Ronnie Bryant was vastly outnumbered.
Leaning against a wall during a recent Birmingham, Alabama, public hearing, Bryant listened to an overflow crowd pepper federal officials with concerns about businesses polluting the drinking water and causing cases of cancer.
After two hours, Bryant—a coal mine owner from Jasper—had heard enough and, in a moment being described as "right out of Atlas Shrugged," took his turn at the microphone:
“Nearly every day without fail…men stream to these [mining] operations looking for work in Walker County. They can’t pay their mortgage. They can’t pay their car note. They can’t feed their families. They don’t have health insurance. And as I stand here today, I just…you know…what’s the use? I got a permit to open up an underground coal mine that would employ probably 125 people. They’d be paid wages from $50,000 to $150,000 a year. We would consume probably $50 million to $60 million in consumables a year, putting more men to work. And my only idea today is to go home. What’s the use? I see these guys—I see them with tears in their eyes—looking for work. And if there’s so much opposition to these guys making a living, I feel like there’s no need in me putting out the effort to provide work for them. So…basically what I've decided is not to open the mine. I'm just quitting. Thank you.”
The Blaze contacted Bryant, and he remains as resolute as he was at last week’s public hearing. To him, it’s just not worth the time, money, and regulatory hassle to open up a new mine—even one located in a remote area with less environmental impact.
“If they want to create jobs, provide health insurance, and increase revenue,” Bryant said in reference to the federal government, “they need to back down on the regulatory burden. It’s like pulling an iron ball with a chain. I’m not saying to make it go away—just the stuff that’s not pertinent or useful.”
Terry Douglas, who owns two mines in Jasper with Bryant, said it costs them about $250,000 per mine in permit fees alone and that paperwork and regulatory inspections are a constant presence (as well as an additional revenue strain). When asked about typical concerns surrounding coal mining—including companies skirting health and safety regulations—Douglas said it “doesn’t make sense” to let safety lapse and risk losing miners to illness or injury when it would only cost more to train new personnel.
“We take care of our equipment and take care of our people,” Douglas said. “The regulations make coal miners out to be criminals; but we’re not outlaws. Coal mining is an art. I have a civil engineering degree; Ronnie has a mining engineering degree.
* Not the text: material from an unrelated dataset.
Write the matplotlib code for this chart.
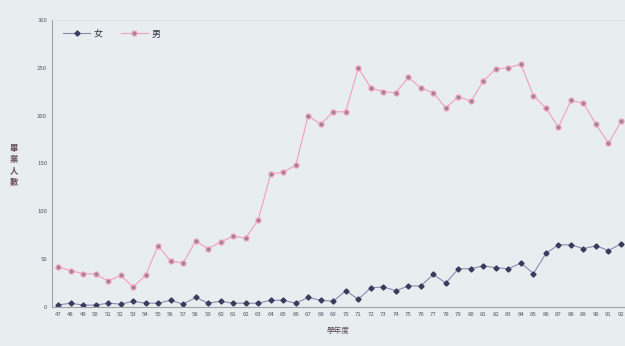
import matplotlib
matplotlib.use("Agg")
import matplotlib.pyplot as plt

plt.rcParams['font.family'] = ['Noto Sans CJK TC', 'DejaVu Sans']

years = list(range(47, 93))
female = [2, 4, 2, 2, 4, 3, 6, 4, 4, 7, 3, 10, 4, 6, 4, 4, 4, 7, 7, 4, 10, 7, 6, 17,
          8, 20, 21, 17, 22, 22, 34, 25, 40, 40, 43, 41, 40, 46, 35, 56, 65, 65, 61, 64, 59, 66]
male = [42, 38, 35, 34.5, 27, 33, 21, 33, 64, 48, 46, 69, 61, 68, 74, 72, 91, 139, 141, 148,
        200, 191, 204, 204, 250, 229, 225, 224, 240, 229, 224, 208, 220, 215, 236, 249, 250, 254,
        221, 208, 188, 216, 213, 191, 171, 194]
yticks = [0, 50, 100, 150, 200, 250, 300]
series_names = ['女', '男']
xlabel = '學年度'
ylabel = '畢\n業\n人\n數'

bg = '#e8edef'
fig = plt.figure(figsize=(6.25, 3.46), dpi=100, facecolor=bg)
ax = fig.add_axes([52/625, 1-307/346, 1-52/625, (307-20)/346])
ax.set_facecolor(bg)

ax.plot(years, female, color='#8f88b0', lw=0.8, marker='D', ms=2.6,
        mfc='#3b3b5e', mec='#3b3b5e', label=series_names[0])
ax.plot(years, male, color='#f2a0b8', lw=0.8, marker='o', ms=3.6,
        mfc='#9a8496', mec='#f5a0bb', mew=0.9, label=series_names[1])

ax.set_xlim(46.52, 92.32)
ax.set_ylim(0, 300)
ax.set_xticks(years)
ax.set_xticklabels([str(y) for y in years], fontsize=4.3, color='#555566')
ax.set_yticks(yticks)
ax.set_yticklabels([str(v) for v in yticks], fontsize=4.3, color='#555566')
ax.tick_params(axis='both', length=0, pad=3.5)

for s in ['top', 'right']:
    ax.spines[s].set_visible(False)
for s in ['left', 'bottom']:
    ax.spines[s].set_color('#a0a4a8')
    ax.spines[s].set_linewidth(0.8)
ax.axhline(300, color='#dde2e4', lw=0.8, zorder=0)

ax.set_xlabel(xlabel, fontsize=5.5, color='#5a4a5a', labelpad=7)
fig.text(14/625, 1-165/346, ylabel, fontsize=6, color='#6a4a5e', ha='center', va='center',
         linespacing=1.3, fontweight='bold')

leg = ax.legend(loc='upper left', bbox_to_anchor=(0.005, 0.995), ncol=2, frameon=False,
                fontsize=6.5, handlelength=3.0, columnspacing=2.0, handletextpad=0.4)
for t in leg.get_texts():
    t.set_color('#333344')

fig.savefig('out.png', dpi=100, facecolor=bg)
It’s not wildcat whiskey we’re making; this is drinking whiskey we got.”
Bryant pointed to less stringent environmental regulations in countries such as China, saying that the U.S. is falling behind even though it has abundant resources. “But you can’t get to them,” he said, adding that while there are concerns over dwindling wildlife populations, “people are becoming the endangered species.”
Gwendolyn Keyes Fleming, regional administrator for EPA’s Southeast Region, attended the Birmingham public hearing but could not be reached for comment.